Student Planner
Students often struggle to manage hectic school scheduling on a digital platform since pen and paper planners are, at least in 2022, obsolete. I set out to solve this problem. So here is the situation, students are often juggling three or four classes, all with multiple assignments, labs, and exams. On top of that, students often have extracurricular activities like sports, arts, and socializing. Being able to know what’s coming up, what’s really important and needs a lot of attention, and having it in the palm of their hands, could solve a lot of problems for students.
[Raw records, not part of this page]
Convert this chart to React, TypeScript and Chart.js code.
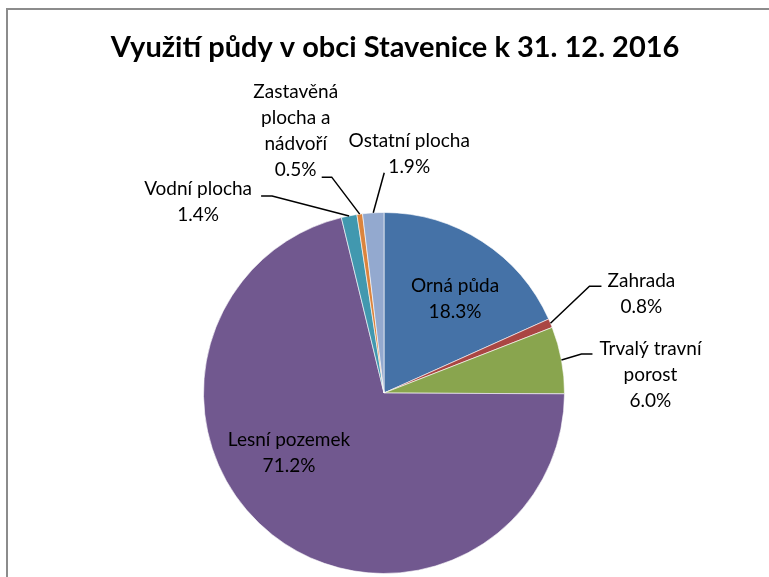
import { useEffect, useRef } from "react";
import { Chart, registerables } from "chart.js";

Chart.register(...registerables);

const TITLE = "Využití půdy v obci Stavenice k 31. 12. 2016";
const categories = [
  "Orná půda",
  "Zahrada",
  "Trvalý travní porost",
  "Lesní pozemek",
  "Vodní plocha",
  "Zastavěná plocha a nádvoří",
  "Ostatní plocha",
];
const shares = [18.3, 0.8, 6.0, 71.2, 1.4, 0.5, 1.9];
const sliceColors = ["#4572A7", "#AA4643", "#89A54E", "#71588F", "#4198AF", "#DB843D", "#93A9CF"];
const labelLines = [
  ["Orná půda"],
  ["Zahrada"],
  ["Trvalý travní", "porost"],
  ["Lesní pozemek"],
  ["Vodní plocha"],
  ["Zastavěná", "plocha a", "nádvoří"],
  ["Ostatní plocha"],
];

// Label layout: inside labels are offsets from pie centre; outside labels are
// offsets from the slice's outer mid-point (leader elbow, leader end, text centre).
type Layout =
  | { kind: "in"; tx: number; ty: number }
  | { kind: "out"; ex: number; ey: number; hx: number; hy: number; tx: number; ty: number };
const labelLayout: Layout[] = [
  { kind: "in", tx: 71, ty: -94 },
  { kind: "out", ex: 39, ey: -37, hx: 51, hy: -37, tx: 91, ty: -29 },
  { kind: "out", ex: 20, ey: -6, hx: 31, hy: -6, tx: 89, ty: 15 },
  { kind: "in", tx: -95, ty: 60 },
  { kind: "out", ex: -77, ey: -20, hx: -88, hy: -20, tx: -151, ty: -14 },
  { kind: "out", ex: -28, ey: -37, hx: -38, hy: -37, tx: -64, ty: -83 },
  { kind: "out", ex: 11, ey: -40, hx: 11, hy: -40, tx: 36, ty: -59 },
];

const FONT = "Lato, 'Open Sans', sans-serif";
const LABEL_SIZE = 19;
const LINE_H = 26;

const decorPlugin = {
  id: "decor",
  beforeDraw(chart: any) {
    const ctx = chart.ctx;
    ctx.save();
    ctx.fillStyle = "#ffffff";
    ctx.fillRect(0, 0, chart.width, chart.height);
    ctx.strokeStyle = "#8c8c8c";
    ctx.lineWidth = 2;
    ctx.beginPath();
    ctx.moveTo(7, chart.height);
    ctx.lineTo(7, 9);
    ctx.lineTo(chart.width, 9);
    ctx.stroke();
    ctx.fillStyle = "#000000";
    ctx.font = `bold 29px ${FONT}`;
    ctx.textAlign = "center";
    ctx.textBaseline = "middle";
    ctx.fillText(TITLE, 395, 48);
    ctx.restore();
  },
  afterDraw(chart: any) {
    const ctx = chart.ctx;
    const meta = chart.getDatasetMeta(0);
    ctx.save();
    ctx.font = `${LABEL_SIZE}px ${FONT}`;
    ctx.textAlign = "center";
    ctx.textBaseline = "middle";
    meta.data.forEach((arc: any, i: number) => {
      const { x, y, startAngle, endAngle, outerRadius } = arc.getProps(
        ["x", "y", "startAngle", "endAngle", "outerRadius"],
        true
      );
      const mid = (startAngle + endAngle) / 2;
      const px = x + Math.cos(mid) * outerRadius;
      const py = y + Math.sin(mid) * outerRadius;
      const lay = labelLayout[i];
      const lines = [...labelLines[i], `${shares[i].toFixed(1)}%`];
      let cx: number, cy: number;
      if (lay.kind === "in") {
        cx = x + lay.tx;
        cy = y + lay.ty;
      } else {
        ctx.strokeStyle = "#000000";
        ctx.lineWidth = 1.5;
        ctx.beginPath();
        ctx.moveTo(px, py);
        ctx.lineTo(px + lay.ex, py + lay.ey);
        ctx.lineTo(px + lay.hx, py + lay.hy);
        ctx.stroke();
        cx = px + lay.tx;
        cy = py + lay.ty;
      }
      ctx.fillStyle = "#000000";
      const n = lines.length;
      lines.forEach((t, k) => {
        ctx.fillText(t, cx, cy + (k - (n - 1) / 2) * LINE_H);
      });
    });
    ctx.restore();
  },
};

export default function App() {
  const ref = useRef<HTMLCanvasElement | null>(null);
  useEffect(() => {
    if (!ref.current) return;
    const chart = new Chart(ref.current, {
      type: "pie",
      data: {
        labels: categories,
        datasets: [
          {
            data: shares,
            backgroundColor: sliceColors,
            borderColor: "rgba(255,255,255,0.6)",
            borderWidth: 1,
          },
        ],
      },
      options: {
        animation: false,
        responsive: true,
        maintainAspectRatio: false,
        layout: { padding: { top: 212, bottom: 3, left: 200, right: 201 } },
        plugins: {
          legend: { display: false },
          tooltip: { enabled: false },
          title: { display: false },
        },
      },
      plugins: [decorPlugin],
    });
    return () => chart.destroy();
  }, []);
  return (
    <div style={{ position: "fixed", left: 0, top: 0, width: 769, height: 577 }}>
      <canvas ref={ref} />
    </div>
  );
}
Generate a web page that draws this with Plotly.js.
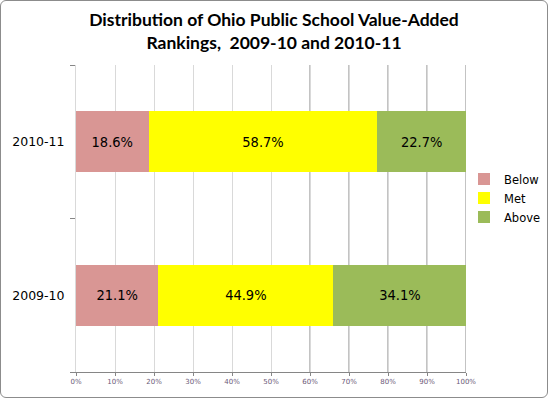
<!DOCTYPE html>
<html>
<head>
<meta charset="utf-8">
<script src="https://cdn.plot.ly/plotly-3.0.1.min.js"></script>
<style>
html,body{margin:0;padding:0;background:#fff;}
#wrap{position:relative;width:548px;height:398px;}
#chart{width:548px;height:398px;}
#frame{position:absolute;left:0;top:0;width:546px;height:396px;border:1px solid #8c8c8c;border-radius:6px;pointer-events:none;}
</style>
</head>
<body>
<div id="wrap"><div id="chart"></div><div id="frame"></div></div>
<script>
const years = ['2009-10', '2010-11'];
const below = [21.1, 18.6];
const met = [44.9, 58.7];
const above = [34.1, 22.7];
const seriesNames = ['Below', 'Met', 'Above'];
const seriesColors = ['#D99694', '#FFFF00', '#9BBB59'];
const xTicks = [0, 10, 20, 30, 40, 50, 60, 70, 80, 90, 100];
const darkGrid = [60, 70, 80, 90, 100];
const titleText = 'Distribution of Ohio Public School Value-Added<br>Rankings,  2009-10 and 2010-11';

const seriesVals = [below, met, above];
const traces = seriesVals.map((vals, i) => ({
  type: 'bar',
  orientation: 'h',
  name: seriesNames[i],
  y: years,
  x: vals,
  width: 0.4,
  marker: {color: seriesColors[i], line: {width: 0}},
  text: vals.map(v => v.toFixed(1) + '%'),
  textposition: 'inside',
  insidetextanchor: 'middle',
  textfont: {family: 'DejaVu Sans Condensed, DejaVu Sans, sans-serif', size: 14.5, color: '#000'},
  hoverinfo: 'none'
}));

const shapes = darkGrid.map(v => ({
  type: 'line', xref: 'x', yref: 'paper', x0: v, x1: v, y0: 0, y1: 1,
  line: {color: '#878787', width: 1}, layer: 'below'
}));

const layout = {
  width: 548, height: 398,
  margin: {l: 76, r: 82, t: 65, b: 26, autoexpand: false},
  paper_bgcolor: '#fff', plot_bgcolor: '#fff',
  barmode: 'stack',
  showlegend: true,
  title: {
    text: titleText,
    font: {family: 'Lato, Carlito, sans-serif', size: 17.5, color: '#000', weight: 'bold'},
    x: 0.5, xanchor: 'center', xref: 'container',
    y: 1 - 26 / 398, yref: 'container', yanchor: 'top'
  },
  xaxis: {
    range: [0, 100], tickvals: xTicks, ticktext: xTicks.map(v => v + '%'),
    showgrid: true, gridcolor: '#d9d9d9', gridwidth: 1,
    showline: true, linecolor: '#868686', linewidth: 1,
    ticks: 'outside', ticklen: 3, tickcolor: '#868686',
    tickfont: {family: 'DejaVu Sans, sans-serif', size: 7, color: '#6b5a78'},
    zeroline: false, fixedrange: true
  },
  yaxis: {
    type: 'category', range: [-0.5, 1.5],
    showline: true, linecolor: '#d9d9d9', linewidth: 1,
    ticks: 'outside', ticklen: 5, tickcolor: '#868686', tickson: 'boundaries',
    tickfont: {family: 'DejaVu Sans, sans-serif', size: 12.5, color: '#000'},
    ticklabelstandoff: 8,
    showgrid: false, zeroline: false, fixedrange: true
  },
  legend: {
    xref: 'container', yref: 'container',
    x: 464 / 548, xanchor: 'left', y: 1 - 198 / 398, yanchor: 'middle',
    traceorder: 'normal', tracegroupgap: 0,
    font: {family: 'DejaVu Sans, sans-serif', size: 11.5, color: '#000'},
    itemwidth: 30, bgcolor: 'rgba(0,0,0,0)'
  },
  shapes: shapes
};

Plotly.newPlot('chart', traces, layout, {displayModeBar: false, staticPlot: true});
</script>
</body>
</html>
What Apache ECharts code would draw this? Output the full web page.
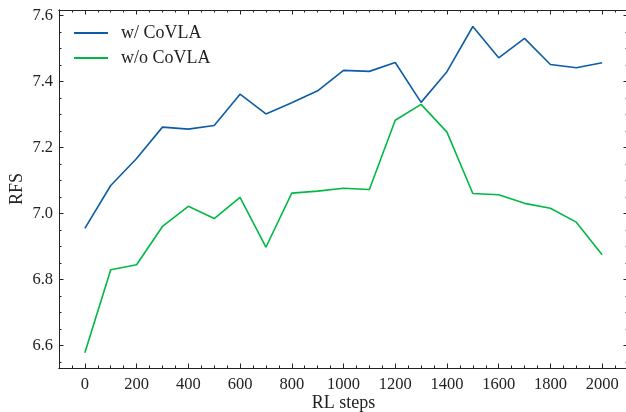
<!DOCTYPE html>
<html>
<head>
<meta charset="utf-8">
<script src="https://cdn.jsdelivr.net/npm/echarts@6/dist/echarts.min.js"></script>
<style>html,body{margin:0;padding:0;background:#fff}#c{width:626px;height:412px}</style>
</head>
<body>
<div id="c"></div>
<script>
const steps = [0,100,200,300,400,500,600,700,800,900,1000,1100,1200,1300,1400,1500,1600,1700,1800,1900,2000];
const withCoVLA = [6.955,7.085,7.167,7.262,7.256,7.267,7.362,7.302,7.336,7.372,7.434,7.431,7.458,7.337,7.430,7.567,7.472,7.531,7.452,7.442,7.457];
const withoutCoVLA = [6.578,6.830,6.845,6.961,7.022,6.985,7.049,6.898,7.062,7.068,7.077,7.073,7.283,7.331,7.247,7.061,7.057,7.031,7.016,6.974,6.875];
const seriesNames = ['w/ CoVLA','w/o CoVLA'];
const xMajor = [0,200,400,600,800,1000,1200,1400,1600,1800,2000];
const xMinor = [-50,50,100,150,250,300,350,450,500,550,650,700,750,850,900,950,1050,1100,1150,1250,1300,1350,1450,1500,1550,1650,1700,1750,1850,1900,1950,2050];
const yMajor = [6.6,6.8,7.0,7.2,7.4,7.6];
const yMinor = [6.55,6.65,6.7,6.75,6.85,6.9,6.95,7.05,7.1,7.15,7.25,7.3,7.35,7.45,7.5,7.55];
const xLabels = xMajor.map(String);
const yLabels = ['6.6','6.8','7.0','7.2','7.4','7.6'];

const FONT = 'Liberation Serif';
const TXT = '#222';
const X_MIN = -100, X_MAX = 2100, Y_MIN = 6.532, Y_MAX = 7.617;

function xAx(pos, values, len, labels, name) {
  return {
    type: 'value', min: X_MIN, max: X_MAX, position: pos,
    name: name || '', nameLocation: 'middle', nameGap: 26, nameMoveOverlap: false,
    nameTextStyle: {fontFamily: FONT, fontSize: 18, color: TXT},
    axisLine: {show: true, onZero: false, lineStyle: {color: '#222', width: 1}},
    axisTick: {show: true, inside: true, length: len, customValues: values, lineStyle: {color: '#222', width: 1}},
    axisLabel: labels ? {show: true, customValues: xMajor, formatter: v => xLabels[xMajor.indexOf(v)], fontFamily: FONT, fontSize: 16.5, color: TXT, margin: 8} : {show: false},
    splitLine: {show: false}
  };
}
function yAx(pos, values, len, labels, name) {
  return {
    type: 'value', min: Y_MIN, max: Y_MAX, position: pos,
    name: name || '', nameLocation: 'middle', nameGap: 33, nameMoveOverlap: false,
    nameTextStyle: {fontFamily: FONT, fontSize: 18, color: TXT},
    axisLine: {show: true, onZero: false, lineStyle: {color: '#222', width: 1}},
    axisTick: {show: true, inside: true, length: len, customValues: values, lineStyle: {color: '#222', width: 1}},
    axisLabel: labels ? {show: true, customValues: yMajor, formatter: v => { const i = yMajor.findIndex(m => Math.abs(m - v) < 1e-6); return i >= 0 ? yLabels[i] : ''; }, fontFamily: FONT, fontSize: 16.5, color: TXT, margin: 6} : {show: false},
    splitLine: {show: false}
  };
}

const chart = echarts.init(document.getElementById('c'), null, {renderer: 'canvas'});
chart.setOption({
  animation: false,
  backgroundColor: '#fff',
  grid: {left: 59, right: -2, top: 10, bottom: 44, containLabel: false, outerBoundsMode: 'none'},
  legend: {
    orient: 'vertical', left: 74, top: 24, padding: 0,
    icon: 'rect', itemWidth: 34, itemHeight: 2, itemGap: 7,
    textStyle: {fontFamily: FONT, fontSize: 18, color: TXT, padding: [0,0,0,8]},
    data: seriesNames
  },
  xAxis: [
    xAx('bottom', xMajor, 4.5, true, 'RL steps'),
    xAx('bottom', xMinor, 2.5, false),
    xAx('top', xMajor, 4.5, false),
    xAx('top', xMinor, 2.5, false)
  ],
  yAxis: [
    yAx('left', yMajor, 4.5, true, 'RFS'),
    yAx('left', yMinor, 2.5, false),
    yAx('right', yMajor, 4.5, false),
    yAx('right', yMinor, 2.5, false)
  ],
  series: [
    {name: seriesNames[0], type: 'line', xAxisIndex: 0, yAxisIndex: 0, symbol: 'none', lineStyle: {color: '#0C5DA5', width: 1.6}, itemStyle: {color: '#0C5DA5'}, data: steps.map((s, i) => [s, withCoVLA[i]])},
    {name: seriesNames[1], type: 'line', xAxisIndex: 0, yAxisIndex: 0, symbol: 'none', lineStyle: {color: '#00B945', width: 1.6}, itemStyle: {color: '#00B945'}, data: steps.map((s, i) => [s, withoutCoVLA[i]])}
  ]
});
</script>
</body>
</html>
I decided there were three basic issues to tackle:
The option to share a schedule, grades, and assignments
Take notes
Schedule reminders
The Early Research
Habit tasks roll over to the next day when left undone
No dependency management
No useful note-taking capabilities with the current app
To-do’s getting lost in a sea of to-do’s — no real organization/prioritization
So, how did we solve these problems?
Instead of taking all idea’s in at once, I thought it best that we make a user story map following the biggest complaints among digital planners. The stars on the green post-its all signify the most important features that needed to be included in the app to help alleviate those pet peeves.
Wireframing
We started with Low-Fidelity Wireframes. I used the program Balsamiq to do this.
My take on the student planner was to have a daily view with inspiration from a planner called Area book, an app developed by the church of Jesus Christ of Latter-day Saints. Events would be planned via a two-handed clock, being selected from start to finish. The calendar would remain the same among the team in the early stages. For event creation, I decided to remove the two-handed clock when making events for good practice since I knew that in a real-life job environment the developers would be irked, to say the least. So we thought adding a revolving timer would be a better way to implement the time the user wanted.
True to our original philosophy of simplicity, I, along with the advice of other team members, decided to make the add event feature much simpler and add an overlay to all aspects of the ‘Add Event’ page, seeing that the Mid-Fi portion was unnecessarily complex and drawn out. Seeing this we went with each component in this section as an overlay for the main frame of the add event page.
High Fidelity Validation Testing
What good is a High-Fi design without a good test? Overall, our app received good praise from our users, except for a few minor issues.
When making an event for a specific date, the date field should be pre-populated for the date you choose, which we added via parent components in our event pages.
Checking off the to-do list needed to be less complex, which was solved by making checkmark components for each to-do item.
Prototypes, when made in the future should not be this vast and complex (looks like a spider web or rat’s nest.) This couldn’t be resolved due to time constraints (see bottom photo).
What Did I Learn?
I learned that complexity doesn’t necessarily equal good design. Simplicity often means easier to use and better speed to market.